The cartoons were first transferred to the big screen in 1954 with “The Belles of St Trinian’s” which besides being an immense and enduring success headed a series of five films featuring such fine comedy talent as Alister Simm, George Cole and Joyce Grenfell. After a fourteen year gap an attempt to resurrect the St Trinian’s success formula failed dismally with “Wildcats of St Trinian’s” made in 1980. Which brings us to the latest school trip to the cinema for the little darlings of St T.  

 

Simply entitled “St Trinian’s”, the film successfully attempts to bring the school up to date – enter the Posh Tottys, Chavs, Emos, Geeks and First Years!. The plot is simple and harks back to earlier St T. themes – the Minister of Education wants the school shut and creditors are closing in. Rupert Everett follows in Alister Simm’s footseps by playing both Miss Fritton and her brother, while Colin Firth plays the government minister intent on finishing off the school for good. This position is delightfully complicated by the Minister and Miss Fritton being old flames.

 

What follows is funny, workable and entertaining mix of comedy and pure St Trinian’s anarchy.  Once the realisation sinks in that closure means “we go to normal schools!”, Head Girl Kelly (played by Gemma Arterton) enlists the various talents of the little darlings to execute an art heist to boost school funds while St Trinian’s finest minds do battle in a rigged TV schools quiz hosted by Stephen Fry.

 

St Trinian’s received a mixed reception from the public but in my opinion it works well and it works where “Wildcats” failed by staying close to the original concept.

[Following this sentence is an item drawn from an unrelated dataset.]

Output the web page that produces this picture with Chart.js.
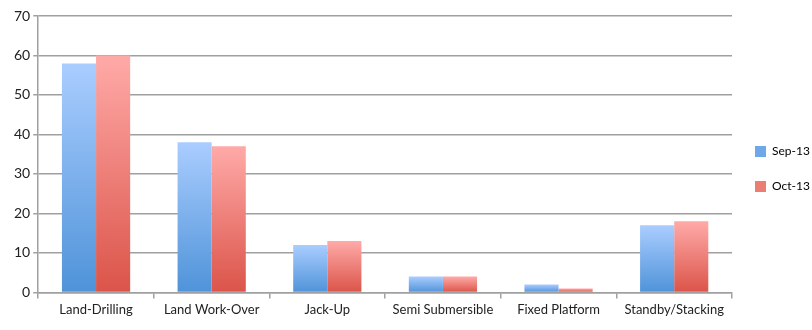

I know of some parents who objected to references to drugs and the distillation of vodka scenes but I have to say that the pill popping is confined to the party-going school secretary (forty years ago she’d have been a dipsomaniac) and if I remember rightly the girls produced Gin in previous films. But here in lies the difficulty for the screen writers – how do you convey a sense of anarchy when what was once anarchic is now commonplace in schools?